Взяв за основу проект премьер-министра, подправленный в Госдепартаменте, президент 16 мая направил в Москву послание: «Я не могу понять, почему советские власти вопреки Вашему предложению отказываются теперь разрешить таким представителям (союзным – В.Н.) посетить Вену… В связи с этим я надеюсь, что Вы сами сообщите мне, дадите ли Вы маршалу Толбухину указания, необходимые для ускорения осмотра союзными представителями тех районов Вены, о которых ныне идут переговоры в Европейской консультативной комиссии». На следующий день – 17 мая – последовало послание такого же содержания и от Черчилля.

Москва продолжила тянуть время. На русском переводе послания Трумэна рукой Молотова намечены тезисы ответа союзникам: «1. Толб. едет в Москву. 2. Толб. вернется к концу мая – началу июня. 3. Тогда и можно приехать в Вену». Довод об отсутствии Толбухина был предлогом для очередной отсрочки приезда союзных миссий.

Сталин 18 мая отвечал Черчиллю: «…Надо полагать, что вопрос о зонах оккупации в Австрии и Вене будет разрешен Европейской консультативной комиссией в ближайшее же время.

Что же касается поездки британских представителей в Вену для ознакомления на месте с состоянием города и для подготовки предложений о зонах оккупации в Вене, то со стороны советского правительства возражений против такой поездки не имеется. Одновременно в соответствии с этим маршалу Толбухину даются необходимые указания. При этом имеется в виду, что британские военные представители могли бы прибыть в Вену в конце мая или в начале июня, когда в Вену вернется маршал Толбухин, находящийся в настоящее время на пути в Москву». Аналогичное послание в тот же день ушло в Вашингтон.

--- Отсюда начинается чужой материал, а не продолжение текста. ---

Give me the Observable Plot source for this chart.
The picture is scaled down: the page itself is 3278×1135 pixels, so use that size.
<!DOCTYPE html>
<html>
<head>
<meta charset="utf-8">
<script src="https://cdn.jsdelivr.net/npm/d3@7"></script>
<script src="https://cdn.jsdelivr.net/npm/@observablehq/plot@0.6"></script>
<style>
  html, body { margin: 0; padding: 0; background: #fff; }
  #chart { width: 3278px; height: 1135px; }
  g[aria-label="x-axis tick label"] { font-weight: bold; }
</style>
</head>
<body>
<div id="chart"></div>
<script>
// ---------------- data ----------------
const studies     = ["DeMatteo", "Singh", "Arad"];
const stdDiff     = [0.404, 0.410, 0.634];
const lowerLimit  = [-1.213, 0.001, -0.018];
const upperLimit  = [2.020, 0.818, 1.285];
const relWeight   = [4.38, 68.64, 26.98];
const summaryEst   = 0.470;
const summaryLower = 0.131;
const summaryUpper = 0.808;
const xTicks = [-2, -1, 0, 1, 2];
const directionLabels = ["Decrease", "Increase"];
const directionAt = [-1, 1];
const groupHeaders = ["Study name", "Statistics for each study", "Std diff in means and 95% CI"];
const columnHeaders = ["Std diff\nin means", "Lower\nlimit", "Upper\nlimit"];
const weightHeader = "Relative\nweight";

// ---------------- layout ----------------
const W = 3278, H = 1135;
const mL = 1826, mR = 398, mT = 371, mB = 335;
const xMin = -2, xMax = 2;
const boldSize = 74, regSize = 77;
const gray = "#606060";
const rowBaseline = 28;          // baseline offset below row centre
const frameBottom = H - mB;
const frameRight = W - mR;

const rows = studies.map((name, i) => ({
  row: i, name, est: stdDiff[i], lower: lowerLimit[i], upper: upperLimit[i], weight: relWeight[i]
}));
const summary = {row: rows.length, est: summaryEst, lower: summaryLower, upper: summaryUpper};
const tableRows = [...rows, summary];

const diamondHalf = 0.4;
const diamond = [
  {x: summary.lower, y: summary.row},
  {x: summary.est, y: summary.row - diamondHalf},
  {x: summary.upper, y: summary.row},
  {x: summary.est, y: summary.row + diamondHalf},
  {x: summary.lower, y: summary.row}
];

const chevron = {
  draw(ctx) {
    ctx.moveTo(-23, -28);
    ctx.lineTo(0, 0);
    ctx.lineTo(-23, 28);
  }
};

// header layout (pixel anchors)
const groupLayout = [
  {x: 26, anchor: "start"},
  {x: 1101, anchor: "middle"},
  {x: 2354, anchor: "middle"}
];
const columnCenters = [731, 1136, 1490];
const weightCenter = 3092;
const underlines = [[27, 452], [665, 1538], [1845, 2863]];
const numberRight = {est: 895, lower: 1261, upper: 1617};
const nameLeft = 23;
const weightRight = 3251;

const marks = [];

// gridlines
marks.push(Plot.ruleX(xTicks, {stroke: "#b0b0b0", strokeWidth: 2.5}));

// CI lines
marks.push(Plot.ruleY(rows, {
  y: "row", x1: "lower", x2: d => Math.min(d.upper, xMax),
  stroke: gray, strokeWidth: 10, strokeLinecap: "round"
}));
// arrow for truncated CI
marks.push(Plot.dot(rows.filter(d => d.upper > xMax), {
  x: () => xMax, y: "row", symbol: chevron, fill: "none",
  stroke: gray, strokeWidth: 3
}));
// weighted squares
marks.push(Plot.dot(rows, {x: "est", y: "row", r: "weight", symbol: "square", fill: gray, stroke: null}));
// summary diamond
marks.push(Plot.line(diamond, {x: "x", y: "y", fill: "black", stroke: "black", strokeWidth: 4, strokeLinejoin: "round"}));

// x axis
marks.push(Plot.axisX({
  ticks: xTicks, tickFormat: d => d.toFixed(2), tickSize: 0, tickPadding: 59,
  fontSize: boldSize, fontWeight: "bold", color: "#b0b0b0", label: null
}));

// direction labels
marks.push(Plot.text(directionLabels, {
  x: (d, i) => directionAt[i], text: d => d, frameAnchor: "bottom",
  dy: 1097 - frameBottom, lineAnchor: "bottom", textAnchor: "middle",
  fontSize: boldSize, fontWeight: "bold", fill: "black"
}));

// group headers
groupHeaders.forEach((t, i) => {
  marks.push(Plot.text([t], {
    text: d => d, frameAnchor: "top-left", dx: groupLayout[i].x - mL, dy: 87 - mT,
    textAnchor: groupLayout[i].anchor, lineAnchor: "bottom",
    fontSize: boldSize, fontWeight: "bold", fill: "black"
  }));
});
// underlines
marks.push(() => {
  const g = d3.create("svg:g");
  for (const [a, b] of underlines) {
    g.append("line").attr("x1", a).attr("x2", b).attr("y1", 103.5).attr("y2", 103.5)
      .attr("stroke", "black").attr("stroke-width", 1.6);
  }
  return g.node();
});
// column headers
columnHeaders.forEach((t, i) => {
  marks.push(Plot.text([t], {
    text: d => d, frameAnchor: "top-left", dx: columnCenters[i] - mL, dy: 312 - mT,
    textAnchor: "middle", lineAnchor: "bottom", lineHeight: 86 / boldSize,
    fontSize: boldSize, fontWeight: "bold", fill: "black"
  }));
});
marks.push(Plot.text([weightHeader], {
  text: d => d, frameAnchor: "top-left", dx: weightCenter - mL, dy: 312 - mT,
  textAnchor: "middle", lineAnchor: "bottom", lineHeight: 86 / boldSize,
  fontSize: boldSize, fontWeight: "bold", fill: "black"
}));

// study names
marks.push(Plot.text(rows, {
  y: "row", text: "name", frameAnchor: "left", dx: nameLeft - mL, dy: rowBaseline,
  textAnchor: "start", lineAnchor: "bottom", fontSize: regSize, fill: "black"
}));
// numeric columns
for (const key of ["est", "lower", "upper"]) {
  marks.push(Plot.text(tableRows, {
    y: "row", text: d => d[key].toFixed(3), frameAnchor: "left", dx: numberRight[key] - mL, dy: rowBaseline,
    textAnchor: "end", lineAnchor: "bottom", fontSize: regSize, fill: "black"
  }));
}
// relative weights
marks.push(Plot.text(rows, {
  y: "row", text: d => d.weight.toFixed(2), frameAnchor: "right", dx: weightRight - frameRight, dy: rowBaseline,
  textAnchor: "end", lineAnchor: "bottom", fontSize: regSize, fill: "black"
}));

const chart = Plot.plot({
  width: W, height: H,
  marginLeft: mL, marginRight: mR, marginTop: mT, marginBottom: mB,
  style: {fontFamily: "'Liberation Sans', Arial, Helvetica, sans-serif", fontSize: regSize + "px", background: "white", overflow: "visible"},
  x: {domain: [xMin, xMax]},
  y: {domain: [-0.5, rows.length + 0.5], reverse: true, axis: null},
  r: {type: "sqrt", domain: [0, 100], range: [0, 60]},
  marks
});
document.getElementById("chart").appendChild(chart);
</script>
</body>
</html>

Черчилль и Трумэн оставались ни с чем. Впрочем, они зря беспокоились. Планов советизировать Австрию в Москве изначально не было. «Потому что она не подготовлена была для этого, – объяснял Молотов. – Браться официально за неподготовленное дело – только осложнять дело и только портить… Насчет Австрии заранее решили. И насчет Греции. И Финляндии тоже. Я считаю, что это принято очень разумно с точки зрения истории и политики. Видите, тут самое трудное, чтобы от империализма ушли. А это было предрешено до окончания войны».

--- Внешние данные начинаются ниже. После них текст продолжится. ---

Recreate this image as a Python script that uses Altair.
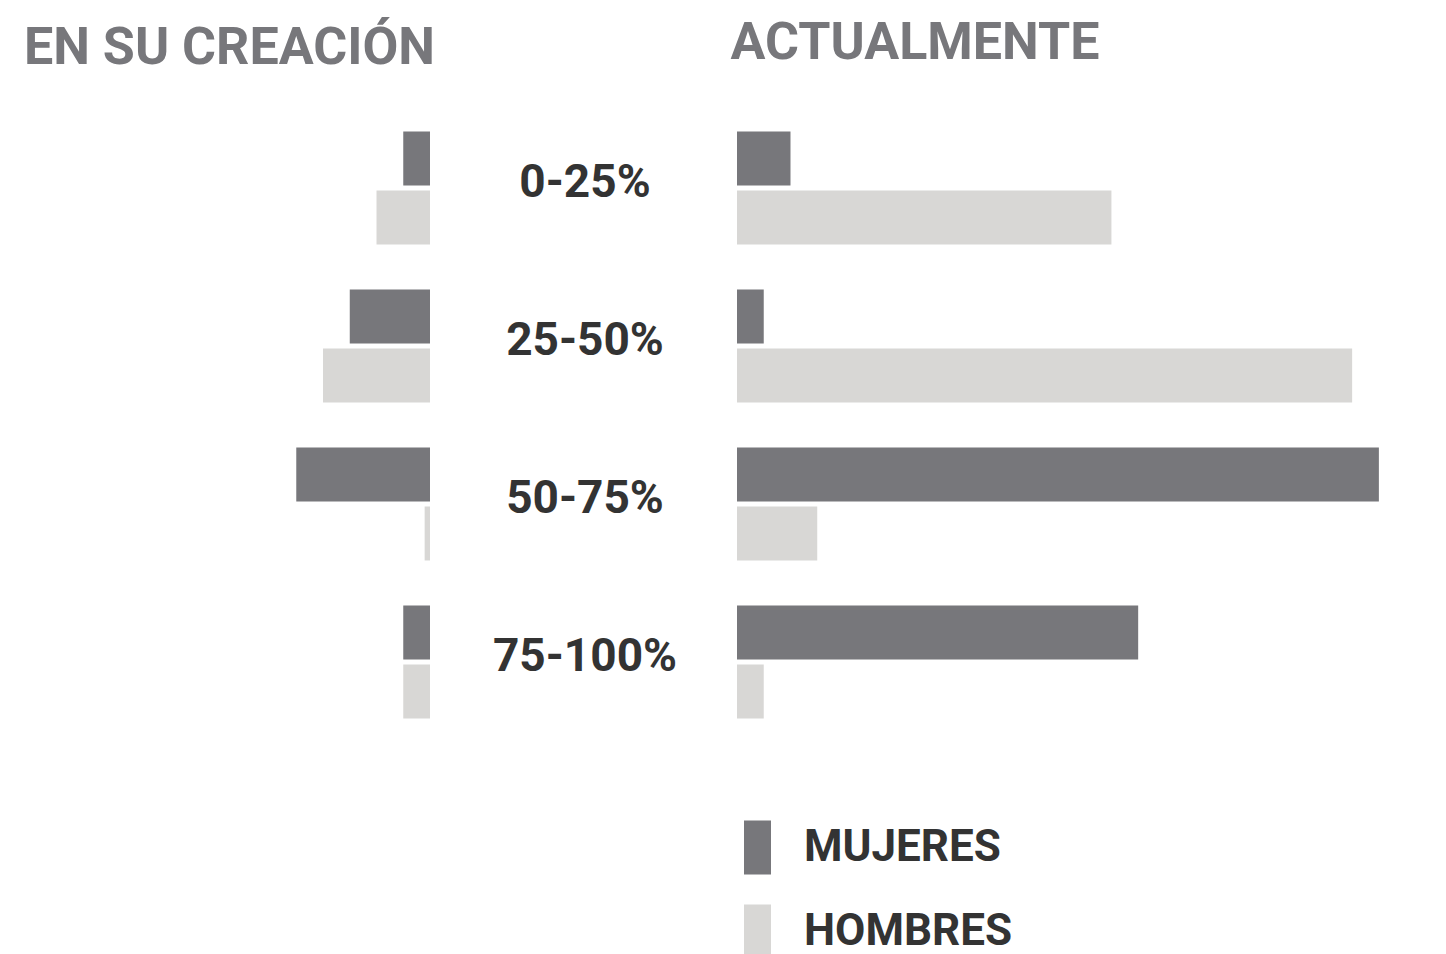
import altair as alt
import pandas as pd

# ---- data ----
rangos = ["0-25%", "25-50%", "50-75%", "75-100%"]
sexos = ["MUJERES", "HOMBRES"]
creacion_mujeres = [1, 3, 5, 1]
creacion_hombres = [2, 4, 0.2, 1]
actual_mujeres = [2, 1, 24, 15]
actual_hombres = [14, 23, 3, 1]


def tabla(mujeres, hombres):
    rows = []
    for r, vm, vh in zip(rangos, mujeres, hombres):
        rows.append({"rango": r, "sexo": sexos[0], "valor": vm})
        rows.append({"rango": r, "sexo": sexos[1], "valor": vh})
    return pd.DataFrame(rows)


FONT = "Roboto"
DARK = "#77777b"
LIGHT = "#d8d7d5"
TEXT = "#333333"

yscale = alt.Scale(domain=rangos, paddingInner=0.285, paddingOuter=0.1425)
yoff = alt.Scale(domain=sexos, paddingInner=0.0847, paddingOuter=0)
cscale = alt.Scale(domain=sexos, range=[DARK, LIGHT])


def titulo(texto, offset):
    return alt.TitleParams(
        texto, anchor="start", offset=offset, baseline="bottom",
        font=FONT, fontSize=52, fontWeight="bold", color=DARK,
    )


left = alt.Chart(tabla(creacion_mujeres, creacion_hombres),
                 title=titulo("EN SU CREACIÓN", -18)).mark_bar().encode(
    x=alt.X("valor:Q", scale=alt.Scale(domain=[0, 15.18], reverse=True, nice=False), axis=None),
    y=alt.Y("rango:N", scale=yscale, axis=None, sort=rangos),
    yOffset=alt.YOffset("sexo:N", scale=yoff, sort=sexos),
    color=alt.Color("sexo:N", scale=cscale, legend=None),
).properties(width=406, height=632)

mid = alt.Chart(pd.DataFrame({"rango": rangos})).mark_text(
    font=FONT, fontSize=46, fontWeight="bold", color=TEXT,
    align="center", baseline="alphabetic", dy=9,
).encode(
    y=alt.Y("rango:N", scale=yscale, axis=None, sort=rangos),
    x=alt.value(155),
    text="rango:N",
).properties(width=307, height=632)

right = alt.Chart(tabla(actual_mujeres, actual_hombres),
                  title=titulo("ACTUALMENTE", -13)).mark_bar().encode(
    x=alt.X("valor:Q", scale=alt.Scale(domain=[0, 25.5], nice=False), axis=None),
    y=alt.Y("rango:N", scale=yscale, axis=None, sort=rangos),
    yOffset=alt.YOffset("sexo:N", scale=yoff, sort=sexos),
    color=alt.Color("sexo:N", scale=cscale, legend=alt.Legend(
        title=None, orient="none", legendX=-6.5, legendY=711.5,
        symbolType="M-0.5,-1H0.5V1H-0.5Z", symbolSize=2916,
        symbolStrokeWidth=0, symbolOpacity=1,
        labelFont=FONT, labelFontSize=44, labelFontWeight="bold",
        labelColor=TEXT, labelOffset=19.5, labelLimit=0,
        rowPadding=30, padding=0,
    )),
).properties(width=682, height=632)

chart = alt.hconcat(left, mid, right, spacing=0, bounds="flush").resolve_scale(
    color="independent"
).resolve_legend(color="independent").properties(
    padding={"left": 16, "top": 9, "right": 0, "bottom": 0}
).configure_view(stroke=None)

chart.save("out.html", embed_options={"renderer": "svg", "actions": False})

Пока же кормили еще и австрийцев. Постановление ГКО «Об оказании помощи в снабжении продовольствием населения г. Вены» вышло 23 мая. Оно обязывало «Военный совет 3-го Украинского фронта (тт. Толбухина и Желтова) ввести, начиная с 1 июня 1945 г., следующие нормы снабжения продовольствием населения г. Вены на одного человека:

по хлебу от 250 до 450 граммов, а в среднем 300 граммов в день

по крупе от 30 до 80 граммов, а в среднем 50 граммов в день

по мясу от 20 до 50 граммов, а в среднем 30 граммов в день

по жирам от 7 до 20 граммов, а в среднем 10 граммов в день

по сахару от 15 до 25 граммов, а в среднем 20 граммов в день

по кофе суррогатного по 50 граммов в месяц

по соли 400 граммов в месяц…

3. Обязать Военный совет 3-го Украинского фронта (тт. Толбухина и Желтова) принять меры к тому, чтобы поставляемое по настоящему постановлению для г. Вены продовольствие было компенсировано поставками Советскому Союзу промышленными товарами из производимых на предприятиях Австрии».

Правительство Реннера 8 мая объявило о запрете НСДАП и ее дочерних организаций, все их члены должны были зарегистрироваться. Таковых оказалось более полумиллиона человек. Забегая вперед, скажем, что в результате денацификации с руководящих постов были уволены практически все нацисты – более 100 тысяч человек. Большинство из них отделалось штрафами или исполнительными работами. Особые суды вынесут приговоры в отношении 13 тысяч человек, 43 из них приговорят к смертной казни.